### Recorded information:
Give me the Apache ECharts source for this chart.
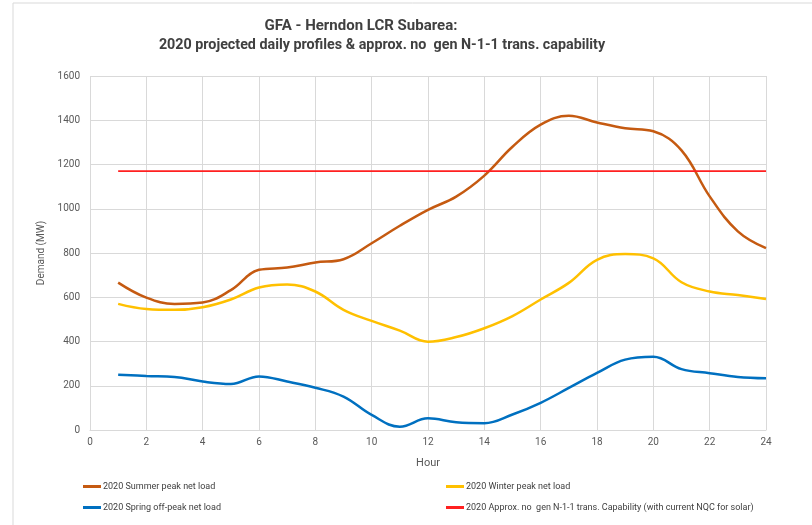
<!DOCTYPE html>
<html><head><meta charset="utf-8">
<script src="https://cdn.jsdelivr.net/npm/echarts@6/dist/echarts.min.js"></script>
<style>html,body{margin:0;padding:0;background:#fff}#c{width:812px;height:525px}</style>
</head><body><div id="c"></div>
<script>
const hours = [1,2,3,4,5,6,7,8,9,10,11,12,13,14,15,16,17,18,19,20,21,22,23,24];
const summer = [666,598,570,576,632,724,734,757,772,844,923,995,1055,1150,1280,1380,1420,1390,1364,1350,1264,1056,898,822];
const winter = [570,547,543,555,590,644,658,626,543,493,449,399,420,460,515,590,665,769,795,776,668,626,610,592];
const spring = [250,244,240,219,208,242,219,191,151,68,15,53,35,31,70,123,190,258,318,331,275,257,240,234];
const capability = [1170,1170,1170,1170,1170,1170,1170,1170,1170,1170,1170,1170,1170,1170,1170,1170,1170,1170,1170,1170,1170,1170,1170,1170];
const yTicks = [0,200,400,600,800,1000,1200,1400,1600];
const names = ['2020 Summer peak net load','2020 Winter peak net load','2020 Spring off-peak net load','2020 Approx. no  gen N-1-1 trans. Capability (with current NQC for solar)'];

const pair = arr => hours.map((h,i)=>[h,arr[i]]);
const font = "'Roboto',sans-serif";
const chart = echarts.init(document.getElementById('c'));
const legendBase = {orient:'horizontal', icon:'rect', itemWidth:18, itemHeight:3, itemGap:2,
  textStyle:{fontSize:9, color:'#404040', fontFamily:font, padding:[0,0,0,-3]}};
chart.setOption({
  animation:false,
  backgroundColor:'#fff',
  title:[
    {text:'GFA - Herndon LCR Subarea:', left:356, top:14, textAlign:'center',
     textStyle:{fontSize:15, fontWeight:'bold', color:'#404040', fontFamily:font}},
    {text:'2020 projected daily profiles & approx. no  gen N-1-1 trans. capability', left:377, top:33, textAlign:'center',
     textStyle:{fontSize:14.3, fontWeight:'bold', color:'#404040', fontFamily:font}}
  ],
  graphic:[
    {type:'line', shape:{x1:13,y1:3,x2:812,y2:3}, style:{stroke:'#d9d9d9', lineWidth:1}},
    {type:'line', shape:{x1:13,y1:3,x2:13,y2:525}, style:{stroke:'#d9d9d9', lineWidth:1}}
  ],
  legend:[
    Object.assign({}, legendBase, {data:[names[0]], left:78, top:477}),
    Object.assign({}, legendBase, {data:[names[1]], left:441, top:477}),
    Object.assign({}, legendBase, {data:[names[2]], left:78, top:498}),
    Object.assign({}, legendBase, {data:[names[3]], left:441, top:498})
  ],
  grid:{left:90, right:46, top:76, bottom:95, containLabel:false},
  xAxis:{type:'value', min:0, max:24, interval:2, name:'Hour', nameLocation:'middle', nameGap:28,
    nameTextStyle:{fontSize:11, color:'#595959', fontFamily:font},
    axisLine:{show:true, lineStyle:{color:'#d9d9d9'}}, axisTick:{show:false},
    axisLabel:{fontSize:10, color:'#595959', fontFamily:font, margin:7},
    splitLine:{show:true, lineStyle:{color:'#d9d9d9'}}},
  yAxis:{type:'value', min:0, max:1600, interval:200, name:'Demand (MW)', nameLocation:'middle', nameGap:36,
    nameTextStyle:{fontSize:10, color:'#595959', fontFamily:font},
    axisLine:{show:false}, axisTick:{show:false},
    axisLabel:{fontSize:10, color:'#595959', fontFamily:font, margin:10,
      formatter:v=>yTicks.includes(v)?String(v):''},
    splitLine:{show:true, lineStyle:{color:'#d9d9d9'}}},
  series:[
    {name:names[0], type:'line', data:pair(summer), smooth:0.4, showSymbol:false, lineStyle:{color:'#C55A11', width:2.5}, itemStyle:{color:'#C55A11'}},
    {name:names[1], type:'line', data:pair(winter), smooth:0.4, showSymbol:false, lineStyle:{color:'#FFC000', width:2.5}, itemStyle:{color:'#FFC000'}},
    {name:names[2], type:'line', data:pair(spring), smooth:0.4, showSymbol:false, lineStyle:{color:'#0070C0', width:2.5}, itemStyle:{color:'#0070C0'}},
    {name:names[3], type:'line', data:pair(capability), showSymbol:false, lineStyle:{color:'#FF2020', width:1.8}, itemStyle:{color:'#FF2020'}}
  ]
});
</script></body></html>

### Task brief:
In the data above, please extract the lines from the first one through the line with "const names = ['2020", exactly, and keep pictures out.

### Problem solution:
Give me the Apache ECharts source for this chart.
<!DOCTYPE html>
<html><head><meta charset="utf-8">
<script src="https://cdn.jsdelivr.net/npm/echarts@6/dist/echarts.min.js"></script>
<style>html,body{margin:0;padding:0;background:#fff}#c{width:812px;height:525px}</style>
</head><body><div id="c"></div>
<script>
const hours = [1,2,3,4,5,6,7,8,9,10,11,12,13,14,15,16,17,18,19,20,21,22,23,24];
const summer = [666,598,570,576,632,724,734,757,772,844,923,995,1055,1150,1280,1380,1420,1390,1364,1350,1264,1056,898,822];
const winter = [570,547,543,555,590,644,658,626,543,493,449,399,420,460,515,590,665,769,795,776,668,626,610,592];
const spring = [250,244,240,219,208,242,219,191,151,68,15,53,35,31,70,123,190,258,318,331,275,257,240,234];
const capability = [1170,1170,1170,1170,1170,1170,1170,1170,1170,1170,1170,1170,1170,1170,1170,1170,1170,1170,1170,1170,1170,1170,1170,1170];
const yTicks = [0,200,400,600,800,1000,1200,1400,1600];
const names = ['2020 Summer peak net load','2020 Winter peak net load','2020 Spring off-peak net load','2020 Approx. no  gen N-1-1 trans. Capability (with current NQC for solar)'];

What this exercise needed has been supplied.